Aufgrund der sehr engen Bindung, meist an die Mütter, die ihre Kinder durch Überfürsorglichkeit, Ängstlichkeit und Selbstunsicherheit (sich ständig Sorgen machen) vor eigenen Erfahrungen (Befürchtung, dass dem Kind etwas zustoßen könnte) schützen wollen, sind diese Menschen nicht in der Lage gewesen, Selbstvertrauen zu entwickeln. Selbstvertrauen ist ein Effekt der Erfahrung des eigenen Könnens, der eigenen Fähigkeiten und der Motivation des sich selber “weiter entwickeln wollens“. Wenn diese Entwicklung verhindert oder gestoppt wird, da die Bezugspersonen einem Menschen aus eigener Ängstlichkeit nichts zutrauen, weichen diese aus auf Kompensationsmechanismen, die sich in oben genannten Vorstellungen von sich selbst äußern können und dazu führen, dass sie sich vor echten Lernerfahrungen schützen wollen und sich lieber in der Therapie in Sicherheit bringen, als sich der unübersichtlichen Gemeinschaft mit anderen auszusetzen, die vielleicht enttarnen könnten, dass sie tatsächlich “nichts können“. Instinktiv suchen sich diese Menschen genau die Bezugspersonen aus, bei denen sie sich Schutz erhoffen, die also Mitleid mit ihrer Schüchternheit haben und sich u. U. an ihrer Bravheit und Angepasstheit erfreuen. Das hat dann wiederum die fatale Auswirkung, dass sie in ihren “Schutzmechanismen“ und ihrer Selbstunsicherheit bestätigt werden.

Zusammenfassend kann festgestellt werden, dass die Selbstvorstellung gehemmter Menschen in der Regel das Produkt elterlicher Einstellungen, Projektionen und Erziehungshaltungen dem Kind gegenüber ist, die sich oft und gerade aufgrund der ständigen Reproduktion bis ins Erwachsenenalter halten kann.

Umgang:

Diese Menschen brauchen “aufdeckendes Verständnis“, z. B.: “Ich merke, dass du dich nicht traust, weil du meinst, es nicht zu können...“ und “Ermutigung“ durch selbstverständlichen, sorglosen Umgang, z.
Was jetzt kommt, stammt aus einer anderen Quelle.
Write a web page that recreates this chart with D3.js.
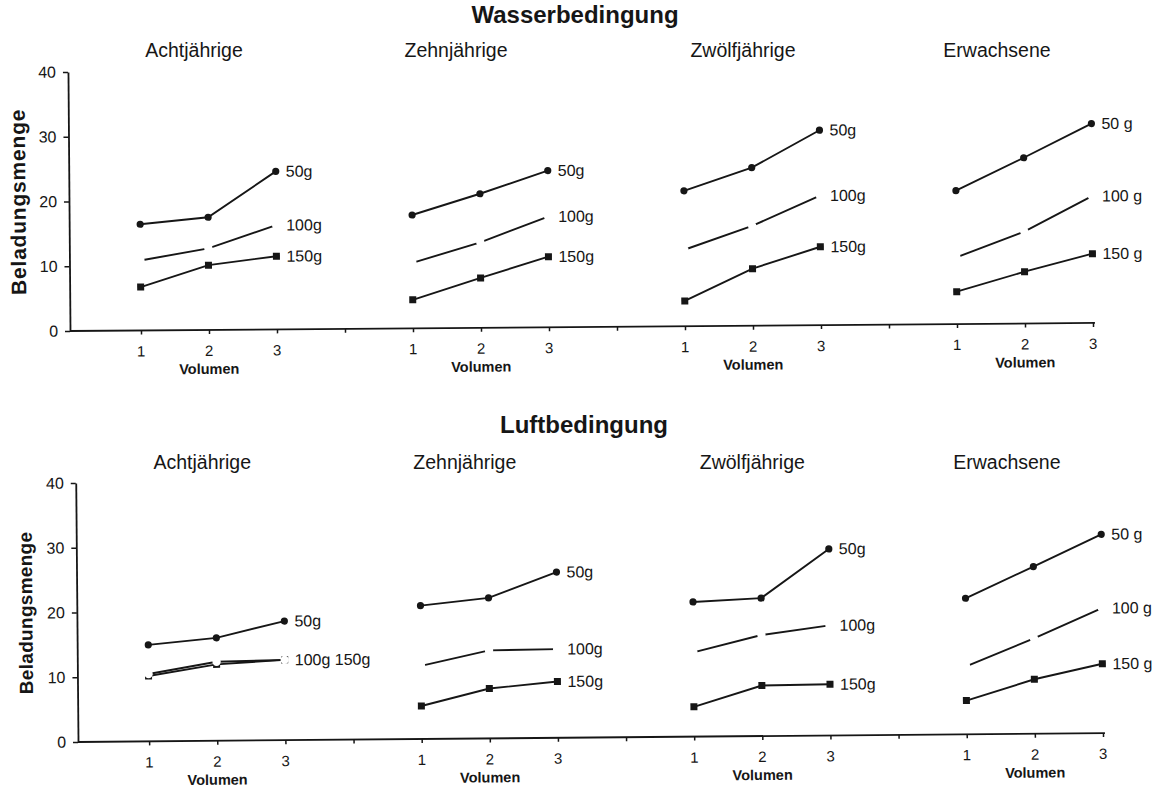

B.: “Ich zeige dir, wie es geht, und du kannst dann selber entscheiden, ob und wann du dich traust mitzuspielen“. Wichtig ist es, dem Klientel auch mitzuteilen, dass es nichts ausmacht, wenn es nur beobachten will, und dann auch nachzufragen, wie und wo das Klientel meint, etwas nicht zu können. Auf keinen Fall darf dabei Zwang entstehen oder die Stimmung von Enttäuschung, wenn das Klientel sich weiterhin zurückhält. Das Klientel muss in die Überlegung einbezogen werden, welches Instrument oder welches Stück wohl am geeignetsten ist, damit das Klientel selbst sich traut auszuprobieren, was es schon alles kann oder gerne lernen möchte. Je mehr Erfahrungen das Klientel macht, sich zu trauen und dabei auch erfolgreich zu sein, desto mehr wird sein Interesse am gemeinsamen Meditieren mit anderen wachsen. Eine wichtige Information für die anderen, die das gehemmte Klientel womöglich ablehnen wegen seiner Inaktivität, kann darin bestehen mitzuteilen, dass dieser Mensch Zeit braucht zuzuschauen, um sich dann zu trauen am Meditieren teilzunehmen. Dadurch kann sich das Klientel wieder integriert fühlen und Mut fassen, sich trotz Unsicherheit zu beteiligen. Wichtig ist die Erfahrung, die innere Hemmschwelle überwinden zu können. Darin liegt die Herausforderung für gehemmte Menschen und die Lösung aus der “Isolation“ und damit auch die Erfahrung mit ihrer Gemeinschaftsfähigkeit.